I did it. I made it through my first Christmas without you, S. I can sum it up in two words...it sucked. Want more? How about three words? It fucking sucked. I haven't posted here in a while...a long while. I thought I was doing okay. I thought I was really getting through this. Then the nine month marker hit right around American Thanksgiving. Hoo boy did nine months hit me hard. I have no clue why. Six months was pretty hard but nine months was unbearable. I don't know what made that one so bad but it was torturous.
I didn't quite recover from that one because then all the Christmas stuff started. My widow brain returned full force and I have been walking around like a zombie all month. I actually got the energy to put up all of our decorations and it was a lot. We really decorated, didn't we S? I was up until four in the morning but I was so glad I did it. It was good to have that familiar Christmas grotto (TM my wonderful husband) that our apartment turned into every year.
Then Christmas week hit. Boy, I have never felt exhaustion like this. Everything exhausted me and annoyed me. It didn't feel like Christmas, it felt dirty, like everything was taunting me. My mom came up and spent the time with me and she was a trooper at dealing with my moods. I was glad to have the bonding time with her, even if I wasn't at my best but the actual holiday part of it was for the birds. I didn't like it. I'm so glad it's over.
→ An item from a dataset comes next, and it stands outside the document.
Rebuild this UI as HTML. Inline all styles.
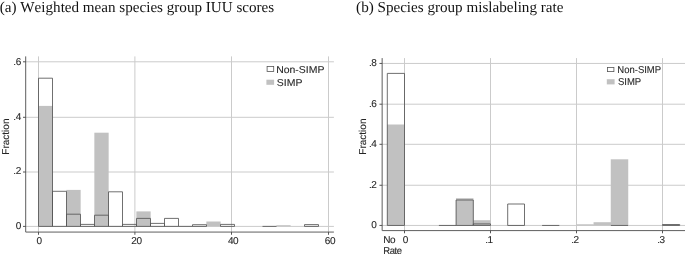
<!DOCTYPE html><html><head><meta charset="utf-8"><title>fig</title><style>
html,body{margin:0;padding:0;background:#fff}svg{display:block}
.t{font-family:"Liberation Serif",serif;font-size:15.12px;fill:#111;font-kerning:none;text-rendering:geometricPrecision}
.s{font-family:"Liberation Sans",sans-serif;font-size:10px;fill:#262626;stroke:#262626;stroke-width:0.1px;text-rendering:geometricPrecision}
.e{text-anchor:end}.m{text-anchor:middle}.k{letter-spacing:-0.5px}
</style></head><body>
<svg width="685" height="254" viewBox="0 0 685 254">
<rect width="685" height="254" fill="#fff"/>
<text class="t" x="-0.2" y="12.4">(a) Weighted mean species group IUU scores</text>
<text class="t" x="356.1" y="12.4">(b) Species group mislabeling rate</text>
<line x1="25.70" y1="226.40" x2="333.90" y2="226.40" stroke="#cbcbcb" stroke-width="1"/>
<line x1="25.70" y1="172.00" x2="333.90" y2="172.00" stroke="#cbcbcb" stroke-width="1"/>
<line x1="25.70" y1="117.30" x2="333.90" y2="117.30" stroke="#cbcbcb" stroke-width="1"/>
<line x1="25.70" y1="61.80" x2="333.90" y2="61.80" stroke="#cbcbcb" stroke-width="1"/>
<line x1="38.50" y1="56.40" x2="38.50" y2="232.07" stroke="#cbcbcb" stroke-width="1"/>
<line x1="134.90" y1="56.40" x2="134.90" y2="232.07" stroke="#cbcbcb" stroke-width="1"/>
<line x1="231.50" y1="56.40" x2="231.50" y2="232.07" stroke="#cbcbcb" stroke-width="1"/>
<line x1="328.50" y1="56.40" x2="328.50" y2="232.07" stroke="#cbcbcb" stroke-width="1"/>
<rect x="38.35" y="105.90" width="14.30" height="120.50" fill="#c1c1c1"/>
<rect x="66.35" y="189.90" width="14.30" height="36.50" fill="#c1c1c1"/>
<rect x="94.35" y="132.70" width="14.30" height="93.70" fill="#c1c1c1"/>
<rect x="136.35" y="211.40" width="14.30" height="15.00" fill="#c1c1c1"/>
<rect x="206.35" y="221.50" width="14.30" height="4.90" fill="#c1c1c1"/>
<rect x="276.35" y="225.20" width="14.30" height="1.20" fill="#c1c1c1"/>
<rect x="38.50" y="78.20" width="14.00" height="148.20" fill="none" stroke="#565656" stroke-width="0.85" stroke-linejoin="round"/>
<rect x="52.50" y="191.30" width="14.00" height="35.10" fill="none" stroke="#565656" stroke-width="0.85" stroke-linejoin="round"/>
<rect x="66.50" y="214.20" width="14.00" height="12.20" fill="none" stroke="#565656" stroke-width="0.85" stroke-linejoin="round"/>
<rect x="80.50" y="224.40" width="14.00" height="2.00" fill="none" stroke="#565656" stroke-width="0.85" stroke-linejoin="round"/>
<rect x="94.50" y="215.20" width="14.00" height="11.20" fill="none" stroke="#565656" stroke-width="0.85" stroke-linejoin="round"/>
<rect x="108.50" y="191.80" width="14.00" height="34.60" fill="none" stroke="#565656" stroke-width="0.85" stroke-linejoin="round"/>
<rect x="122.50" y="224.40" width="14.00" height="2.00" fill="none" stroke="#565656" stroke-width="0.85" stroke-linejoin="round"/>
<rect x="136.50" y="218.40" width="14.00" height="8.00" fill="none" stroke="#565656" stroke-width="0.85" stroke-linejoin="round"/>
<rect x="150.50" y="223.40" width="14.00" height="3.00" fill="none" stroke="#565656" stroke-width="0.85" stroke-linejoin="round"/>
<rect x="164.50" y="218.40" width="14.00" height="8.00" fill="none" stroke="#565656" stroke-width="0.85" stroke-linejoin="round"/>
<line x1="178.50" y1="226.40" x2="192.50" y2="226.40" stroke="#565656" stroke-width="0.85"/>
<rect x="192.50" y="224.70" width="14.00" height="1.70" fill="none" stroke="#565656" stroke-width="0.85" stroke-linejoin="round"/>
<rect x="220.50" y="224.40" width="14.00" height="2.00" fill="none" stroke="#565656" stroke-width="0.85" stroke-linejoin="round"/>
<line x1="262.50" y1="226.40" x2="276.50" y2="226.40" stroke="#565656" stroke-width="0.85"/>
<rect x="304.50" y="224.60" width="14.00" height="1.80" fill="none" stroke="#565656" stroke-width="0.85" stroke-linejoin="round"/>
<path d="M25.70 56.40V232.07H333.90" fill="none" stroke="#5e5e5e" stroke-width="1.0" stroke-linejoin="round"/>
<line x1="23.00" y1="226.40" x2="25.70" y2="226.40" stroke="#444" stroke-width="0.9"/>
<text class="s e k" transform="translate(20.70,229.20)">0</text>
<line x1="23.00" y1="172.00" x2="25.70" y2="172.00" stroke="#444" stroke-width="0.9"/>
<text class="s e k" transform="translate(20.70,174.10)">.2</text>
<line x1="23.00" y1="117.30" x2="25.70" y2="117.30" stroke="#444" stroke-width="0.9"/>
<text class="s e k" transform="translate(20.70,119.50)">.4</text>
<line x1="23.00" y1="61.80" x2="25.70" y2="61.80" stroke="#444" stroke-width="0.9"/>
<text class="s e k" transform="translate(20.70,64.90)">.6</text>
<line x1="38.50" y1="232.07" x2="38.50" y2="234.77" stroke="#444" stroke-width="0.9"/>
<text class="s m k" transform="translate(39.10,244.10)">0</text>
<line x1="134.90" y1="232.07" x2="134.90" y2="234.77" stroke="#444" stroke-width="0.9"/>
<text class="s m k" transform="translate(136.40,244.10)">20</text>
<line x1="231.50" y1="232.07" x2="231.50" y2="234.77" stroke="#444" stroke-width="0.9"/>
<text class="s m k" transform="translate(233.10,244.10)">40</text>
<line x1="328.50" y1="232.07" x2="328.50" y2="234.77" stroke="#444" stroke-width="0.9"/>
<text class="s m k" transform="translate(329.90,244.10)">60</text>
<text class="s m" transform="translate(9.40,136.60) rotate(-90)">Fraction</text>
<rect x="267.1" y="66.4" width="6.6" height="5.0" fill="#fff" stroke="#565656" stroke-width="0.8"/>
<rect x="266.4" y="79.7" width="7.7" height="5.1" fill="#c1c1c1"/>
<text class="s" transform="translate(276.20,72.80) scale(1.045,1)">Non-SIMP</text>
<text class="s" transform="translate(276.80,85.70) scale(1.045,1)">SIMP</text>
<line x1="382.15" y1="225.45" x2="685.00" y2="225.45" stroke="#cbcbcb" stroke-width="1"/>
<line x1="382.15" y1="185.26" x2="685.00" y2="185.26" stroke="#cbcbcb" stroke-width="1"/>
<line x1="382.15" y1="144.30" x2="685.00" y2="144.30" stroke="#cbcbcb" stroke-width="1"/>
<line x1="382.15" y1="104.20" x2="685.00" y2="104.20" stroke="#cbcbcb" stroke-width="1"/>
<line x1="382.15" y1="63.45" x2="685.00" y2="63.45" stroke="#cbcbcb" stroke-width="1"/>
<line x1="404.50" y1="58.10" x2="404.50" y2="230.60" stroke="#cbcbcb" stroke-width="1"/>
<line x1="490.50" y1="58.10" x2="490.50" y2="230.60" stroke="#cbcbcb" stroke-width="1"/>
<line x1="576.50" y1="58.10" x2="576.50" y2="230.60" stroke="#cbcbcb" stroke-width="1"/>
<line x1="662.50" y1="58.10" x2="662.50" y2="230.60" stroke="#cbcbcb" stroke-width="1"/>
<rect x="387.15" y="124.50" width="17.50" height="100.95" fill="#c1c1c1"/>
<rect x="455.95" y="198.20" width="17.50" height="27.25" fill="#c1c1c1"/>
<rect x="473.15" y="220.20" width="17.50" height="5.25" fill="#c1c1c1"/>
<rect x="576.35" y="224.30" width="17.50" height="1.15" fill="#c1c1c1"/>
<rect x="593.55" y="222.20" width="17.50" height="3.25" fill="#c1c1c1"/>
<rect x="610.75" y="159.30" width="17.50" height="66.15" fill="#c1c1c1"/>
<rect x="387.30" y="73.40" width="17.20" height="152.05" fill="none" stroke="#565656" stroke-width="0.85" stroke-linejoin="round"/>
<line x1="438.90" y1="225.45" x2="456.10" y2="225.45" stroke="#565656" stroke-width="0.85"/>
<rect x="456.10" y="200.00" width="17.20" height="25.45" fill="none" stroke="#565656" stroke-width="0.85" stroke-linejoin="round"/>
<rect x="473.30" y="223.90" width="17.20" height="1.55" fill="none" stroke="#565656" stroke-width="0.85" stroke-linejoin="round"/>
<rect x="507.70" y="204.00" width="16.80" height="21.45" fill="none" stroke="#565656" stroke-width="0.85" stroke-linejoin="round"/>
<line x1="542.10" y1="225.45" x2="559.30" y2="225.45" stroke="#565656" stroke-width="0.85"/>
<line x1="610.90" y1="225.45" x2="628.10" y2="225.45" stroke="#565656" stroke-width="0.85"/>
<rect x="662.50" y="224.50" width="17.20" height="0.95" fill="none" stroke="#565656" stroke-width="0.85" stroke-linejoin="round"/>
<path d="M382.15 58.10V230.60H685.00" fill="none" stroke="#5e5e5e" stroke-width="1.0" stroke-linejoin="round"/>
<line x1="379.45" y1="225.45" x2="382.15" y2="225.45" stroke="#444" stroke-width="0.9"/>
<text class="s e k" transform="translate(376.40,227.70)">0</text>
<line x1="379.45" y1="185.26" x2="382.15" y2="185.26" stroke="#444" stroke-width="0.9"/>
<text class="s e k" transform="translate(376.40,187.70)">.2</text>
<line x1="379.45" y1="144.30" x2="382.15" y2="144.30" stroke="#444" stroke-width="0.9"/>
<text class="s e k" transform="translate(376.40,146.90)">.4</text>
<line x1="379.45" y1="104.20" x2="382.15" y2="104.20" stroke="#444" stroke-width="0.9"/>
<text class="s e k" transform="translate(376.40,106.60)">.6</text>
<line x1="379.45" y1="63.45" x2="382.15" y2="63.45" stroke="#444" stroke-width="0.9"/>
<text class="s e k" transform="translate(376.40,66.00)">.8</text>
<line x1="404.50" y1="230.60" x2="404.50" y2="233.30" stroke="#444" stroke-width="0.9"/>
<text class="s m k" transform="translate(405.20,243.00)">0</text>
<line x1="490.50" y1="230.60" x2="490.50" y2="233.30" stroke="#444" stroke-width="0.9"/>
<text class="s m k" transform="translate(489.00,243.00)">.1</text>
<line x1="576.50" y1="230.60" x2="576.50" y2="233.30" stroke="#444" stroke-width="0.9"/>
<text class="s m k" transform="translate(575.00,243.00)">.2</text>
<line x1="662.50" y1="230.60" x2="662.50" y2="233.30" stroke="#444" stroke-width="0.9"/>
<text class="s m k" transform="translate(661.00,243.00)">.3</text>
<text class="s k" transform="translate(383.30,243.00)">No</text>
<text class="s k" transform="translate(383.30,253.90) scale(0.95,1)">Rate</text>
<text class="s m" transform="translate(366.30,136.60) rotate(-90)">Fraction</text>
<rect x="607.5" y="67.4" width="6.4" height="4.2" fill="#fff" stroke="#565656" stroke-width="0.8"/>
<rect x="606.8" y="79.2" width="7.8" height="5.2" fill="#c1c1c1"/>
<text class="s" transform="translate(617.30,72.80) scale(0.95,1)">Non-SIMP</text>
<text class="s" transform="translate(617.90,85.40) scale(0.95,1)">SIMP</text>
</svg></body></html>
I don't know how New Year is going to be. I dread it but also look forward to it. I don't want to be in the year my husband died anymore. I want to be in a new year to go along with this new life I'm building for myself. I want to leave my husband's death behind because I know that I'm taking him with me. He and I have a new relationship now and he will travel with me into 2017 as I continue to find out who I am becoming. I know S will be there for that. I don't think he wants to stay behind in the year of his death either.
There is that feeling of the more time goes on, the further I get away from him when he was alive. I do carry that. It is a burdensome feeling and I put it next to all the guilt that's still there. Those are things I will have to still work on but I won't let them stop me from moving forward. There is room for them and joy and heartache and hope. There is room for all of it. I can't make myself wait for the bad feelings to be worked on before I let myself feel the good feelings. I want to feel them all. That is who I am now. Somebody who has made friends with both sadness and joy and all the emotions that swirl around both of them.
I wouldn't be able to do that without love. S and I had that in spades, we still do. Love is the reason I feel so many conflicting feelings all the time. I am blessed to have had the love that I did. I am blessed to be the person I am now because of my husband. I fucking hated Christmas this year, it hurt, it sucked and it felt like a heavy cloud over me but the lining to all of that is love and I'm still filled with all of it, like an earth sized blanket of warmth...and pain but the pain is a reflection of that love. What more could I ask for besides the impossible notion of having my husband back?
Our eleventh wedding anniversary is next month and then the first anniversary of his death is the month after that. There is a lot of pain ahead of me but there is also so much more. Just like Christmas, it is going to hurt and it is going to suck but that is part of life. I know how short life is now and I can't wait to move forward and find this new life I see ahead of me. Thank you, S. Thank you for everything you did to make me who I am now. You did a lot and I am so grateful for the time I had with you. I would have loved more, you sonofabitch, but I'll take what I can get. I cherish every moment we had together.
If this blog seems conflicted and all over the place, welcome to my head. That is grief. That is moving forward as a widow. That is life and death. It's all so weird and mind bending. Happy New Year.